Die Szene wird immer extremer

Zurück auf den Gehsteig vor dem «Red Snapper». Die 68-jährige Gail Richardson erklärt den Gebrauch des Narcan-Sprays, den man jemandem verabreichen kann, der infolge einer Überdosis das Bewusstsein verloren hat. Sie warnt davor, dass man nach der Verabreichung sicherheitshalber einen Schritt zurücktreten soll. «Viele Süchtige sind nämlich nicht dankbar, dass man ihnen das Leben gerettet hat, wenn sie plötzlich wieder zu sich kommen, sondern wütend, dass man ihr High kaputtgemacht hat und sie nun eine neue Dosis kaufen müssen.»

Wie ihr Task-Force-Kollege Keith Davis war auch Richardson selbst drogenabhängig, hat ihre Sucht nun aber seit mehr als zwanzig Jahren überwunden. Lange hatte sie ihr Leben trotz Heroin mehr oder weniger im Griff und arbeitete während zwanzig Jahren in einer Telefongesellschaft. Aber irgendwann liess sich ihre Abhängigkeit nicht mehr verbergen, und ihr Chef drängte sie zu einer Behandlung. Da liess sie sich vorzeitig pensionieren, wie sie halb im Scherz sagt – und entschied sich, als Dealerin zu arbeiten.
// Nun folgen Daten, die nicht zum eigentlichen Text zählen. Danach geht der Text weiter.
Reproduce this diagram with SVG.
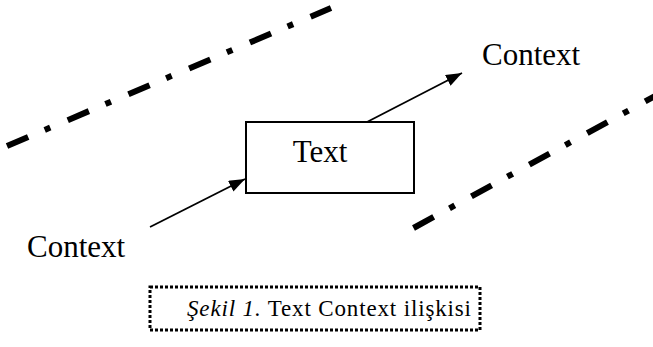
<svg xmlns="http://www.w3.org/2000/svg" width="653" height="347" viewBox="0 0 653 347">
  <style>
    .bg { fill: #ffffff; }
    .dashdot { fill: none; stroke: #000; stroke-width: 6; stroke-dasharray: 23 18 6 19; stroke-linecap: butt; }
    .arrow { fill: none; stroke: #000; stroke-width: 1.8; marker-end: url(#ah); }
    .box { fill: #fff; stroke: #000; stroke-width: 2; }
    .lbl { font-family: "Liberation Serif", "Times New Roman", serif; font-size: 31px; fill: #000; }
    .cap { font-family: "Liberation Serif", "Times New Roman", serif; font-size: 23px; fill: #000; }
    .capbox { fill: none; stroke: #000; stroke-width: 3; stroke-dasharray: 3 2; }
  </style>
  <defs>
    <marker id="ah" markerUnits="userSpaceOnUse" markerWidth="17" markerHeight="13" refX="16" refY="6" orient="auto">
      <path d="M0,0 L16,6 L0,12 z" fill="#000"/>
    </marker>
  </defs>
  <rect class="bg" x="0" y="0" width="653" height="347"/>
  <g id="boundaries">
    <line class="dashdot" x1="7" y1="146" x2="331" y2="8"/>
    <line class="dashdot" x1="413.5" y1="228" x2="660" y2="93.3"/>
  </g>
  <g id="connectors">
    <line class="arrow" x1="150" y1="227" x2="245" y2="179"/>
    <line class="arrow" x1="367" y1="122" x2="462" y2="73"/>
  </g>
  <g id="node-text">
    <rect class="box" x="246" y="122" width="168" height="71"/>
    <text class="lbl" x="320" y="162" text-anchor="middle">Text</text>
  </g>
  <g id="node-context-in">
    <text class="lbl" x="27" y="257">Context</text>
  </g>
  <g id="node-context-out">
    <text class="lbl" x="482" y="65">Context</text>
  </g>
  <g id="caption">
    <rect class="capbox" x="150" y="287" width="330" height="43"/>
    <text class="cap" x="187" y="316" textLength="284" lengthAdjust="spacing"><tspan font-style="italic">Şekil 1.</tspan> Text Context ilişkisi</text>
  </g>
</svg>
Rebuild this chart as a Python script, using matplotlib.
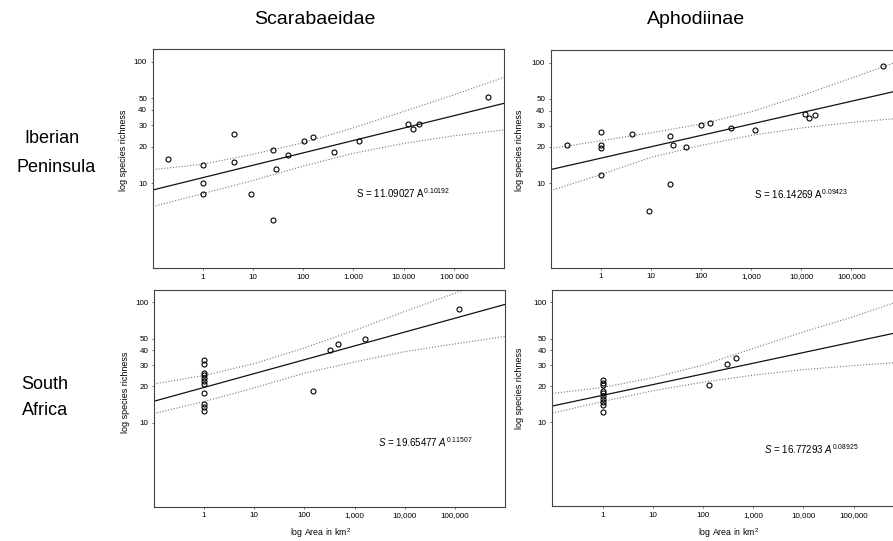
import numpy as np
import matplotlib
matplotlib.use("Agg")
import matplotlib.pyplot as plt

plt.rcParams['font.family'] = ['Liberation Sans', 'DejaVu Sans']
plt.rcParams['mathtext.fontset'] = 'custom'
plt.rcParams['mathtext.rm'] = 'Liberation Sans'
plt.rcParams['mathtext.it'] = 'Liberation Sans:italic'

# data (area in km2, species richness)
ib_scar_area = [0.2, 1, 1, 1, 4.1, 4.1, 9.1, 25, 25, 29, 50, 102, 154, 406, 1300, 12500, 15300, 20500, 490000]
ib_scar_S = [15.9, 14.1, 10.0, 8.1, 25.2, 15.0, 8.1, 18.9, 5.0, 13.0, 17.0, 22.0, 24.0, 18.0, 22.0, 30.9, 27.8, 30.9, 51.5]

ib_aph_area = [0.21, 1, 1, 1, 1, 4.1, 9, 24.6, 24.6, 28, 50, 98, 148, 390, 1200, 11700, 14300, 18800, 430000]
ib_aph_S = [20.7, 26.6, 20.6, 19.6, 11.8, 25.6, 5.9, 24.6, 9.8, 20.6, 19.9, 30.5, 31.6, 28.6, 27.8, 37.7, 34.7, 36.7, 93.8]

sa_scar_area = [1, 1, 1, 1, 1, 1, 1, 1, 1, 1, 1, 146, 329, 476, 1650, 120000]
sa_scar_S = [33.5, 31.0, 26.0, 24.7, 23.4, 22.1, 20.9, 17.7, 14.4, 13.4, 12.4, 18.3, 40.3, 45.4, 49.3, 88.1]

sa_aph_area = [1, 1, 1, 1, 1, 1, 1, 1, 1, 1, 134, 307, 450]
sa_aph_S = [22.4, 21.3, 20.3, 18.3, 17.4, 16.5, 15.5, 14.7, 14.0, 12.2, 20.4, 30.5, 34.6]

# confidence bands read at each decade
band_x = [0.1, 1, 10, 100, 1000, 10000, 100000, 1000000]
ib_scar_up = [12.9, 14.3, 17.3, 21.5, 28.5, 38.8, 53.2, 74.3]
ib_scar_lo = [6.4, 8.2, 10.5, 13.8, 17.6, 21.2, 24.5, 27.4]
ib_aph_up = [19.4, 22.5, 26.2, 30.9, 39.1, 53.1, 74.2, 104.5]
ib_aph_lo = [8.7, 11.8, 16.4, 20.6, 24.9, 28.7, 31.9, 34.7]
sa_scar_up = [21.0, 24.7, 31.0, 41.9, 58.6, 84.1, 119.4, 169.0]
sa_scar_lo = [11.9, 15.0, 19.5, 25.8, 32.0, 39.0, 45.2, 52.2]
sa_aph_up = [17.4, 19.5, 23.5, 30.0, 41.3, 56.7, 76.0, 105.9]
sa_aph_lo = [11.9, 14.9, 18.3, 21.6, 24.7, 27.5, 29.7, 31.8]

# fitted power laws S = c * A^z
fit_c = [11.09027, 16.14269, 19.65477, 16.77293]
fit_z = [0.10192, 0.09423, 0.11507, 0.08925]
eq_text = [r"S = 11.09027 A$^{0.10192}$",
           r"S = 16.14269 A$^{0.09423}$",
           r"$S$ = 19.65477 $A^{0.11507}$",
           r"$S$ = 16.77293 $A^{0.08925}$"]

xticks = [1, 10, 100, 1000, 10000, 100000]
xlab_eu = ['1', '10', '100', '1.000', '10.000', '100 000']
xlab_en = ['1', '10', '100', '1,000', '10,000', '100,000']
yticks = [10, 20, 30, 40, 50, 100]

W, H = 893, 541
fig = plt.figure(figsize=(W / 100, H / 100), dpi=100)


def box(left, top, right, bottom):
    return [left / W, 1 - bottom / H, (right - left) / W, (bottom - top) / H]


def ftext(x, y, s, **kw):
    fig.text(x / W, 1 - y / H, s, **kw)


def panel(rect, area, S, up, lo, i, xlabels):
    ax = fig.add_axes(rect)
    ax.set_xscale('log')
    ax.set_yscale('log')
    bx = np.array(band_x)
    ax.plot(bx, fit_c[i] * bx ** fit_z[i], color='#111111', lw=0.9)
    ax.plot(band_x, up, color='#777777', lw=0.8, ls=(0, (1, 1.6)))
    ax.plot(band_x, lo, color='#777777', lw=0.8, ls=(0, (1, 1.6)))
    ax.plot(area, S, 'o', mfc='none', mec='black', ms=3.6, mew=0.8, clip_on=False)
    ax.set_xlim(0.1, 1e6)
    ax.set_ylim(2, 127)
    ax.set_xticks(xticks)
    ax.set_xticklabels(xlabels)
    ax.set_yticks(yticks)
    ax.set_yticklabels([str(v) for v in yticks])
    ax.minorticks_off()
    ax.tick_params(length=1.5, width=0.6, labelsize=5.8, pad=2.5, color='#555555')
    for sp in ax.spines.values():
        sp.set_color('#444444')
        sp.set_linewidth(0.8)
    return ax


panel(box(152.7, 49, 504, 268), ib_scar_area, ib_scar_S, ib_scar_up, ib_scar_lo, 0, xlab_eu)
panel(box(550.7, 50, 901.4, 267.7), ib_aph_area, ib_aph_S, ib_aph_up, ib_aph_lo, 1, xlab_en)
panel(box(154, 290, 505, 506.7), sa_scar_area, sa_scar_S, sa_scar_up, sa_scar_lo, 2, xlab_en)
panel(box(552.3, 290, 903.7, 506), sa_aph_area, sa_aph_S, sa_aph_up, sa_aph_lo, 3, xlab_en)

# equations
ftext(356, 198.5, eq_text[0], fontsize=7, va='baseline')
ftext(754, 199, eq_text[1], fontsize=7, va='baseline')
ftext(378, 447, eq_text[2], fontsize=7, va='baseline')
ftext(764, 454, eq_text[3], fontsize=7, va='baseline')

# axis labels
for x, y in [(123.5, 150), (519, 150), (125, 392), (519, 388)]:
    ftext(x, y, 'log species richness', fontsize=6.5, rotation=90, ha='center', va='center')
ftext(321, 533, r'log Area in km$^2$', fontsize=6.3, ha='center', va='center')
ftext(729, 533, r'log Area in km$^2$', fontsize=6.3, ha='center', va='center')

# column and row titles
ftext(315, 24.5, 'Scarabaeidae', fontsize=14, ha='center', va='baseline')
ftext(696, 24.5, 'Aphodiinae', fontsize=14, ha='center', va='baseline')
ftext(52, 143, 'Iberian', fontsize=13, ha='center', va='baseline')
ftext(56, 172, 'Peninsula', fontsize=13, ha='center', va='baseline')
ftext(45, 389, 'South', fontsize=13, ha='center', va='baseline')
ftext(45, 415, 'Africa', fontsize=13, ha='center', va='baseline')

plt.savefig('out.png', dpi=100)
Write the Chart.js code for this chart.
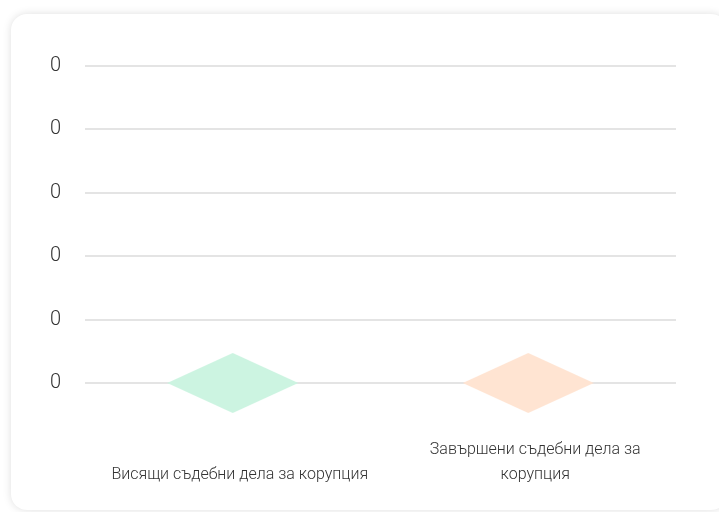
<!DOCTYPE html>
<html>
<head>
<meta charset="utf-8">
<script src="https://cdn.jsdelivr.net/npm/chart.js@4"></script>
<style>
  html, body { margin: 0; padding: 0; background: #fff; }
  body { width: 719px; height: 512px; position: relative; overflow: hidden; font-family: Roboto, sans-serif; }
  .card {
    position: absolute; left: 11px; top: 14px; width: 716px; height: 496px;
    border-radius: 16px; background: #fff;
    box-shadow: 0 0 8px rgba(0, 0, 0, 0.13);
  }
  #wrap { position: absolute; left: 0; top: 0; width: 719px; height: 512px; }
</style>
</head>
<body>
<div class="card"></div>
<div id="wrap"><canvas id="chart"></canvas></div>
<script>
const categories = ["Висящи съдебни дела за корупция", ["Завършени съдебни дела за", "корупция"]];
const values = [0, 0];
const yTickLabels = ["0", "0", "0", "0", "0", "0"];
const pointColors = ["#ccf4e1", "#ffe4d2"];

// stretched diamond used as point marker
function makeDiamond(color) {
  const c = document.createElement("canvas");
  c.width = 131;
  c.height = 60;
  const g = c.getContext("2d");
  g.fillStyle = color;
  g.beginPath();
  g.moveTo(65.5, 0);
  g.lineTo(131, 30);
  g.lineTo(65.5, 60);
  g.lineTo(0, 30);
  g.closePath();
  g.fill();
  return c;
}

const ctx = document.getElementById("chart").getContext("2d");

new Chart(ctx, {
  type: "line",
  data: {
    labels: categories,
    datasets: [{
      data: values,
      showLine: false,
      clip: false,
      pointStyle: pointColors.map(makeDiamond),
      pointRadius: 30,
      pointHoverRadius: 30
    }]
  },
  options: {
    responsive: true,
    maintainAspectRatio: false,
    animation: false,
    layout: { padding: { left: 50, right: 43, top: 66, bottom: 0 } },
    plugins: { legend: { display: false }, tooltip: { enabled: false } },
    scales: {
      x: {
        offset: true,
        grid: { display: false },
        border: { display: false },
        ticks: {
          color: "#333",
          font: { family: "Roboto", size: 16, weight: 300, lineHeight: 1.56 },
          padding: 59,
          labelOffset: 7,
          maxRotation: 0,
          autoSkip: false,
          crossAlign: "far"
        },
        afterFit: s => {
          s.height = 129;
          s.paddingLeft = 0;
          s.paddingRight = 0;
        }
      },
      y: {
        min: 0,
        max: 1,
        grid: { color: "#e4e4e4", lineWidth: 2, drawTicks: false },
        border: { display: false },
        ticks: {
          stepSize: 0.2,
          color: "#333",
          font: { family: "Roboto", size: 20, weight: 300 },
          padding: 24,
          callback: (v, i) => yTickLabels[i]
        },
        afterFit: s => {
          s.width = 35;
        }
      }
    }
  }
});
</script>
</body>
</html>
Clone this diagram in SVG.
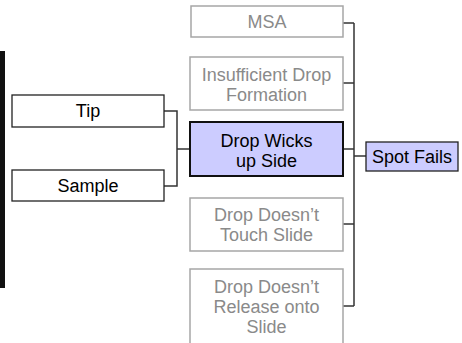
<svg xmlns="http://www.w3.org/2000/svg" width="462" height="343" viewBox="0 0 462 343">
<style>
text{font-family:"Liberation Sans",Arial,sans-serif;font-size:18px;text-anchor:middle}
.w{fill:#fff;stroke:#222;stroke-width:1.3}
.g{fill:#fff;stroke:#a6a6a6;stroke-width:1.5}
.b{fill:#ccccff;stroke:#111;stroke-width:2}
.gt{fill:#8a8a8a}
.bt{fill:#000}
.c{fill:none;stroke:#333;stroke-width:1.5}
</style>
<rect x="0" y="51" width="5" height="237" fill="#111"/>
<g id="connectors">
<polyline class="c" points="164,111 177,111 177,186 164,186"/>
<line class="c" x1="177" y1="149" x2="190" y2="149"/>
<line class="c" x1="343" y1="23" x2="354" y2="23"/>
<line class="c" x1="343" y1="83" x2="354" y2="83"/>
<line class="c" x1="343" y1="149" x2="354" y2="149"/>
<line class="c" x1="343" y1="224" x2="354" y2="224"/>
<line class="c" x1="343" y1="306" x2="354" y2="306"/>
<line class="c" x1="354" y1="23" x2="354" y2="306"/>
<line class="c" x1="354" y1="156" x2="366" y2="156"/>
</g>
<g id="tip"><rect class="w" x="12" y="95" width="152" height="32"/><text class="bt" x="88" y="117">Tip</text></g>
<g id="sample"><rect class="w" x="12" y="170" width="152" height="31"/><text class="bt" x="88" y="191.5">Sample</text></g>
<g id="msa"><rect class="g" x="191" y="6" width="152" height="31"/><text class="gt" x="267" y="28">MSA</text></g>
<g id="insufficient"><rect class="g" x="190" y="57" width="153" height="53"/><text class="gt" x="266.5" y="81">Insufficient Drop</text><text class="gt" x="266.5" y="101">Formation</text></g>
<g id="wicks"><rect class="b" x="190" y="122" width="153" height="54"/><text class="bt" x="266.5" y="147">Drop Wicks</text><text class="bt" x="266.5" y="167">up Side</text></g>
<g id="touch"><rect class="g" x="190" y="198" width="153" height="53"/><text class="gt" x="266.5" y="221">Drop Doesn’t</text><text class="gt" x="266.5" y="241">Touch Slide</text></g>
<g id="release"><rect class="g" x="190" y="269" width="153" height="90"/><text class="gt" x="266.5" y="293">Drop Doesn’t</text><text class="gt" x="266.5" y="313">Release onto</text><text class="gt" x="266.5" y="333">Slide</text></g>
<g id="spot"><rect class="b" x="366" y="142" width="92" height="29" style="stroke-width:1.3;stroke:#222"/><text class="bt" x="412" y="163">Spot Fails</text></g>
</svg>
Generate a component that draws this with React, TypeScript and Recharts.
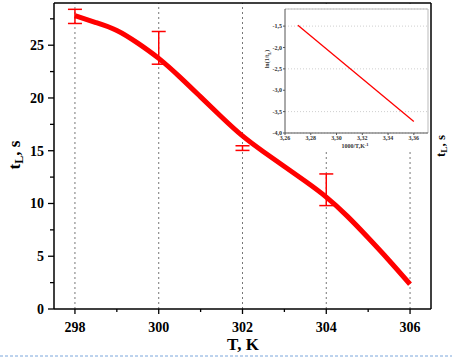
import React from "react";
import {
  ComposedChart,
  LineChart,
  Line,
  Scatter,
  ErrorBar,
  XAxis,
  YAxis,
  CartesianGrid,
  ReferenceLine,
} from "recharts";

// main curve: t_L (s) vs T (K)
const temps = [298, 298.5, 299, 299.5, 300, 300.5, 301, 301.5, 302, 302.5, 303, 303.5, 304, 304.5, 305, 305.5, 306];
const tL = [27.8, 27.15, 26.4, 25.2, 23.75, 22.0, 20.1, 18.2, 16.4, 14.9, 13.5, 12.1, 10.6, 8.8, 6.75, 4.6, 2.35];

// measured points with error bars
const errTemps = [298, 300, 302, 304];
const errMeans = [27.73, 24.75, 15.25, 11.3];
const errHalf = [0.67, 1.55, 0.22, 1.5];

// inset: ln(1/t_L) vs 1000/T
const invT = [3.27, 3.36];
const lnInv = [-1.48, -3.73];

const xTicks = [298, 299, 300, 301, 302, 303, 304, 305, 306];
const yTicks = [0, 2.5, 5, 7.5, 10, 12.5, 15, 17.5, 20, 22.5, 25, 27.5];
const gridX = [298, 300, 302, 304, 306];
const insetXTicks = [3.26, 3.28, 3.3, 3.32, 3.34, 3.36];
const insetYTicks = [-4, -3.5, -3, -2.5, -2, -1.5];

const curve = temps.map((T, i) => ({ T, t: tL[i] }));
const errData = errTemps.map((T, i) => ({ T, t: errMeans[i], err: errHalf[i] }));
const insetData = invT.map((x, i) => ({ x, y: lnInv[i] }));

const font = "'Liberation Serif', 'Times New Roman', serif";
const RED = "#ff0000";

const YTick = (props: any) => {
  const { x, y, payload } = props;
  const major = payload.value % 5 === 0;
  return (
    <g>
      <line x1={x} y1={y} x2={x - (major ? 6 : 4)} y2={y} stroke="#000" strokeWidth={1.3} />
      {major && (
        <text x={x - 10} y={y} dy={5} textAnchor="end" fontFamily={font} fontWeight="bold" fontSize={14} fill="#000">
          {payload.value}
        </text>
      )}
    </g>
  );
};

const XTick = (props: any) => {
  const { x, y, payload } = props;
  const major = payload.value % 2 === 0;
  return (
    <g>
      <line x1={x} y1={y} x2={x} y2={y + (major ? 5 : 3)} stroke="#000" strokeWidth={1.3} />
      {major && (
        <text x={x} y={y + 23} textAnchor="middle" fontFamily={font} fontWeight="bold" fontSize={14} fill="#000">
          {payload.value}
        </text>
      )}
    </g>
  );
};

const noShape = () => <g />;

function Inset() {
  return (
    <div style={{ position: "absolute", left: 266, top: 5, width: 163, height: 145, background: "#fff" }}>
      <LineChart width={163} height={145} data={insetData} margin={{ top: 4, right: 1, left: 0, bottom: 0 }}>
        <CartesianGrid vertical={false} stroke="#cfcfcf" strokeDasharray="1 2" />
        <XAxis
          dataKey="x"
          type="number"
          domain={[3.26, 3.371]}
          ticks={insetXTicks}
          tickFormatter={(v: number) => v.toFixed(2).replace(".", ",")}
          height={17}
          stroke="#555"
          tickSize={2}
          tickMargin={1}
          tick={{ fontSize: 6, fontFamily: font, fontWeight: "bold", fill: "#333" }}
          allowDataOverflow
        />
        <YAxis
          dataKey="y"
          type="number"
          domain={[-4, -1.1]}
          ticks={insetYTicks}
          tickFormatter={(v: number) => v.toFixed(1).replace(".", ",")}
          width={19}
          stroke="#555"
          tickSize={2}
          tickMargin={1}
          tick={{ fontSize: 6, fontFamily: font, fontWeight: "bold", fill: "#333" }}
          allowDataOverflow
        />
        <ReferenceLine y={-1.1} stroke="#bbb" />
        <ReferenceLine x={3.371} stroke="#bbb" />
        <Line type="linear" dataKey="y" stroke={RED} strokeWidth={1.3} dot={false} isAnimationActive={false} />
      </LineChart>
      <svg width={163} height={145} style={{ position: "absolute", left: 0, top: 0, pointerEvents: "none", overflow: "visible" }}>
        <text x={3} y={54} transform="rotate(-90, 3, 54)" textAnchor="middle" fontFamily={font} fontWeight="bold" fontSize={6} fill="#333">
          ln(1/t<tspan dy={1.5} fontSize={4.5}>L</tspan><tspan dy={-1.5}>)</tspan>
        </text>
        <text x={89} y={143} textAnchor="middle" fontFamily={font} fontWeight="bold" fontSize={6} fill="#333">
          1000/T,K<tspan dy={-2} fontSize={4.5}>-1</tspan>
        </text>
      </svg>
    </div>
  );
}

export default function App() {
  return (
    <div style={{ position: "absolute", left: 0, top: 0, width: 452, height: 359, background: "#fff" }}>
      <ComposedChart width={452} height={359} data={curve} margin={{ top: 3, right: 21, left: 0, bottom: 0 }}>
        <XAxis
          dataKey="T"
          type="number"
          domain={[297.5, 306.5]}
          ticks={xTicks}
          tick={<XTick />}
          tickLine={false}
          tickSize={0}
          tickMargin={0}
          height={50}
          stroke="#000"
          strokeWidth={1.5}
          interval={0}
          allowDataOverflow
        />
        <YAxis
          dataKey="t"
          type="number"
          domain={[0, 29]}
          ticks={yTicks}
          tick={<YTick />}
          tickLine={false}
          tickSize={0}
          tickMargin={0}
          width={54}
          stroke="#000"
          strokeWidth={1.5}
          interval={0}
          allowDataOverflow
        />
        {gridX.map((g) => (
          <ReferenceLine key={g} x={g} stroke="#777" strokeDasharray="2 3" />
        ))}
        <ReferenceLine y={29} stroke="#000" strokeWidth={1.5} />
        <ReferenceLine x={306.5} stroke="#000" strokeWidth={1.5} />
        <Line type="natural" dataKey="t" stroke={RED} strokeWidth={5} dot={false} isAnimationActive={false} />
        <Scatter data={errData} dataKey="t" shape={noShape} isAnimationActive={false}>
          <ErrorBar dataKey="err" direction="y" width={7} stroke={RED} strokeWidth={1.5} />
        </Scatter>
      </ComposedChart>
      <Inset />
      <svg width={452} height={359} style={{ position: "absolute", left: 0, top: 0, pointerEvents: "none" }}>
        <text x={20} y={155} transform="rotate(-90, 20, 155)" textAnchor="middle" fontFamily={font} fontWeight="bold" fontSize={17} fill="#000">
          t<tspan dy={3} fontSize={12}>L</tspan><tspan dy={-3}>, s</tspan>
        </text>
        <text x={445} y={146} transform="rotate(-90, 445, 146)" textAnchor="middle" fontFamily={font} fontWeight="bold" fontSize={13} fill="#000">
          t<tspan dy={2} fontSize={9}>L</tspan><tspan dy={-2}>, s</tspan>
        </text>
        <text x={243} y={350} textAnchor="middle" fontFamily={font} fontWeight="bold" fontSize={17} fill="#000">
          T, K
        </text>
        <line x1={0} y1={356} x2={452} y2={356} stroke="#7aa6dc" strokeDasharray="3 2" strokeWidth={1} />
      </svg>
    </div>
  );
}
Sie arbeitete für eine Gang in Austin, verdiente gut und konnte jeweils einen Teil des Stoffs für sich selbst abzweigen. «Ich schnupfte für 500 Dollar pro Tag Heroin», sagt sie. Das ging sieben Jahre lang einigermassen gut, bis die Polizei sie schnappte. Sie wurde zu fünfzehn Jahren Gefängnis verurteilt. Am härtesten für sie war, dass sie ihren Teenager-Sohn im Stich lassen musste. Nach dreizehn Jahren wurde sie entlassen. Das war 2016. «Nun arbeite ich für die andere Seite», sagt sie. Die Szene war immer hart, aber im Vergleich zur heutigen Fentanyl-Epidemie empfindet sie die alten Zeiten geradezu als idyllisch. Es gab weniger schwere Waffen, und der Stoff liess sich einigermassen dosieren. Sie zeigt auf jemanden, der sich im Fentanyl-Rausch heftig an den Kopf schlägt. «So etwas gab es nicht», sagt sie.

Und natürlich landet man auch im Gespräch mit Gail Richardson früher oder später wieder bei der Politik und bei Trumps Behauptung, nicht etwa die Pharmafirmen, die die Opioide skrupellos vermarkteten, sondern die illegalen Immigranten aus Mexiko seien verantwortlich für all die Drogentoten, weil sie das Fentanyl über die Grenze bringen und so das Blut der Amerikaner vergiften würden. «Die stecken sich den Stoff also in die Hosentasche, schwimmen über den Rio Grande und verkaufen die Ware auf der andern Flussseite? Come on!», sagt sie und fragt: «Warum muss man beim Thema Drogen immer einen Sündenbock suchen und die Probleme auf Slogans reduzieren? Können wir vielleicht einfach einmal für einen Moment das Stigmatisieren sein lassen und versuchen, sachlich zu bleiben?»